A la même époque, on crut qu’il était possible de fixer d’une manière définitive les principes fondamentaux de toute législation, de toute connaissance, et en particulier ceux de la langue, grammaire et orthographe. C’était le temps où Condillac, ramenant tout à la logique, déclarait que « l’art de raisonner se réduit à une langue bien faite. » Sans discuter la valeur de cette philosophie un peu étroite, qui tenait compte seulement de la forme extérieure des sciences et non de leur contenu positif, il est certain que ce fut alors qu’ont été constituées par voie de règlemens une grammaire et une orthographe officielles, imposées à l’enseignement. Elles furent adoptées par presque tous les écrivains et imprimeurs. On conserva, d’ailleurs, par une sorte d’entente tacite, l’habitude déjà prise de se conformer au Dictionnaire de l’ Académie : c’était sous-entendre que celle-ci devait se conformer à l’usage commun, et non lui imposer ses idées particulières.

Il y a trois quarts de siècle, la grammaire de Noël et Chapsal était ainsi devenue à peu près un véritable catéchisme d’enseignement primaire et secondaire, catéchisme complété par des exercices systématiques de cacographie.

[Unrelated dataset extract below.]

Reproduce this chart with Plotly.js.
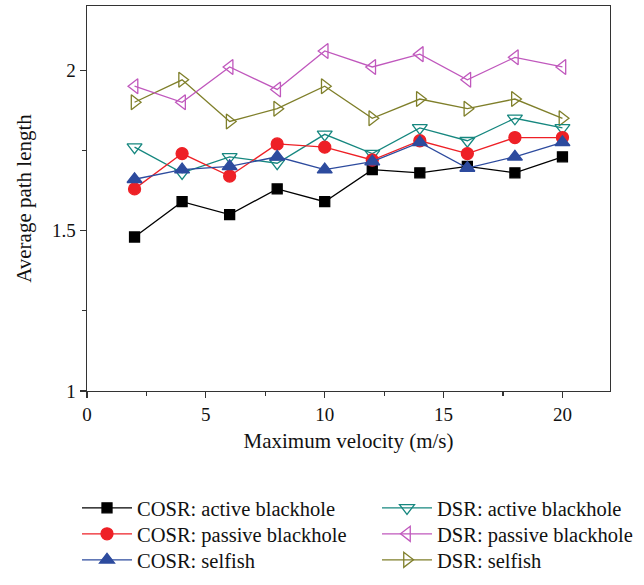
<!DOCTYPE html>
<html>
<head>
<meta charset="utf-8">
<script src="https://cdn.plot.ly/plotly-3.0.1.min.js"></script>
<style>html,body{margin:0;padding:0;background:#fff;}#chart{width:644px;height:585px;}</style>
</head>
<body>
<div id="chart"></div>
<script>
const velocity = [2, 4, 6, 8, 10, 12, 14, 16, 18, 20];
const cosrActive  = [1.48, 1.59, 1.55, 1.63, 1.59, 1.69, 1.68, 1.70, 1.68, 1.73];
const cosrPassive = [1.63, 1.74, 1.67, 1.77, 1.76, 1.72, 1.78, 1.74, 1.79, 1.79];
const cosrSelfish = [1.66, 1.69, 1.70, 1.73, 1.69, 1.715, 1.775, 1.695, 1.73, 1.775];
const dsrActive   = [1.76, 1.68, 1.73, 1.71, 1.80, 1.74, 1.82, 1.78, 1.85, 1.82];
const dsrPassive  = [1.95, 1.90, 2.01, 1.94, 2.06, 2.01, 2.05, 1.97, 2.04, 2.01];
const dsrSelfish  = [1.90, 1.97, 1.84, 1.88, 1.95, 1.85, 1.91, 1.88, 1.91, 1.85];
const seriesNames = ["COSR: active blackhole", "COSR: passive blackhole", "COSR: selfish",
                     "DSR: active blackhole", "DSR: passive blackhole", "DSR: selfish"];

const fam = "Liberation Serif, Times New Roman, serif";
const font = {family: fam, size: 21, color: "#111"};
const legFont = {family: fam, size: 20.5, color: "#111"};
const tickFont = {family: fam, size: 19, color: "#111"};
const plotL = 87, plotW = 523, plotB = 392, plotH = 386;

// legend slot: column left px, row centre px
const styles = [
  {c: "#000000", s: "square", z: 10, col: 77, row: 508},
  {c: "#ee2026", s: "circle", z: 12, col: 77, row: 534},
  {c: "#2d4b9e", s: "triangle-up", z: 13, col: 77, row: 560},
  {c: "#16877f", s: "triangle-down-open", z: 13, col: 377, row: 508},
  {c: "#c058bd", s: "triangle-left-open", z: 13, col: 377, row: 534},
  {c: "#7f7f2a", s: "triangle-right-open", z: 13, col: 377, row: 560}
];
const values = [cosrActive, cosrPassive, cosrSelfish, dsrActive, dsrPassive, dsrSelfish];
const legendIds = ["legend", "legend2", "legend3", "legend4", "legend5", "legend6"];
const drawOrder = [5, 4, 3, 0, 1, 2];
const traces = drawOrder.map(i => ({
  x: velocity, y: values[i], name: seriesNames[i], type: "scatter", mode: "lines+markers",
  line: {color: styles[i].c, width: 1.3},
  marker: {symbol: styles[i].s, size: styles[i].z, color: styles[i].c, line: {color: styles[i].c, width: 1.3}},
  legend: legendIds[i]
}));

const layout = {
  width: 644, height: 585,
  margin: {l: 87, r: 34, t: 6, b: 193},
  paper_bgcolor: "#fff", plot_bgcolor: "#fff",
  font: font,
  showlegend: true,
  xaxis: {range: [0, 22], tickvals: [0, 5, 10, 15, 20], ticks: "outside", ticklen: 6, tickwidth: 1.2,
          tickcolor: "#333", showline: true, linecolor: "#333", linewidth: 1.4, mirror: true,
          showgrid: false, zeroline: false, tickfont: tickFont,
          minor: {dtick: 2.5, ticks: "outside", ticklen: 4, tickwidth: 1.2, tickcolor: "#333", showgrid: false},
          title: {text: "Maximum velocity (m/s)", font: font, standoff: 9}},
  yaxis: {range: [1, 2.2], tickvals: [1, 1.5, 2], ticktext: ["1", "1.5", "2"], ticks: "outside", ticklen: 6,
          tickwidth: 1.2, tickcolor: "#333", showline: true, linecolor: "#333", linewidth: 1.4, mirror: true,
          showgrid: false, zeroline: false, tickfont: tickFont,
          minor: {dtick: 0.25, ticks: "outside", ticklen: 4, tickwidth: 1.2, tickcolor: "#333", showgrid: false},
          title: {text: "Average path length", font: font, standoff: 14}}
};
styles.forEach((st, i) => {
  layout[legendIds[i]] = {
    orientation: "v", xref: "paper", yref: "paper",
    x: (st.col - plotL) / plotW, xanchor: "left",
    y: (plotB - st.row) / plotH, yanchor: "middle",
    font: legFont, itemwidth: 50, bgcolor: "rgba(0,0,0,0)"
  };
});
Plotly.newPlot("chart", traces, layout, {displayModeBar: false, staticPlot: true});
</script>
</body>
</html>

Ce n’est pas qu’il ne se soit élevé de tout temps des réformateurs pour signaler les inconvéniens et les abus de cette routine officielle. Leurs protestations ont même été fort vives au temps de Louis-Philippe ; et elles n’ont guère cessé de se produire. Mais c’est de nos jours que les critiques sont devenues plus dures, et la polémique plus ardente. Des réformes de plus en plus étendues ont été proposées ; elles ont même été mises en œuvre dans les journaux dits « réformistes, » et dans l’impression de quelques ouvrages privés.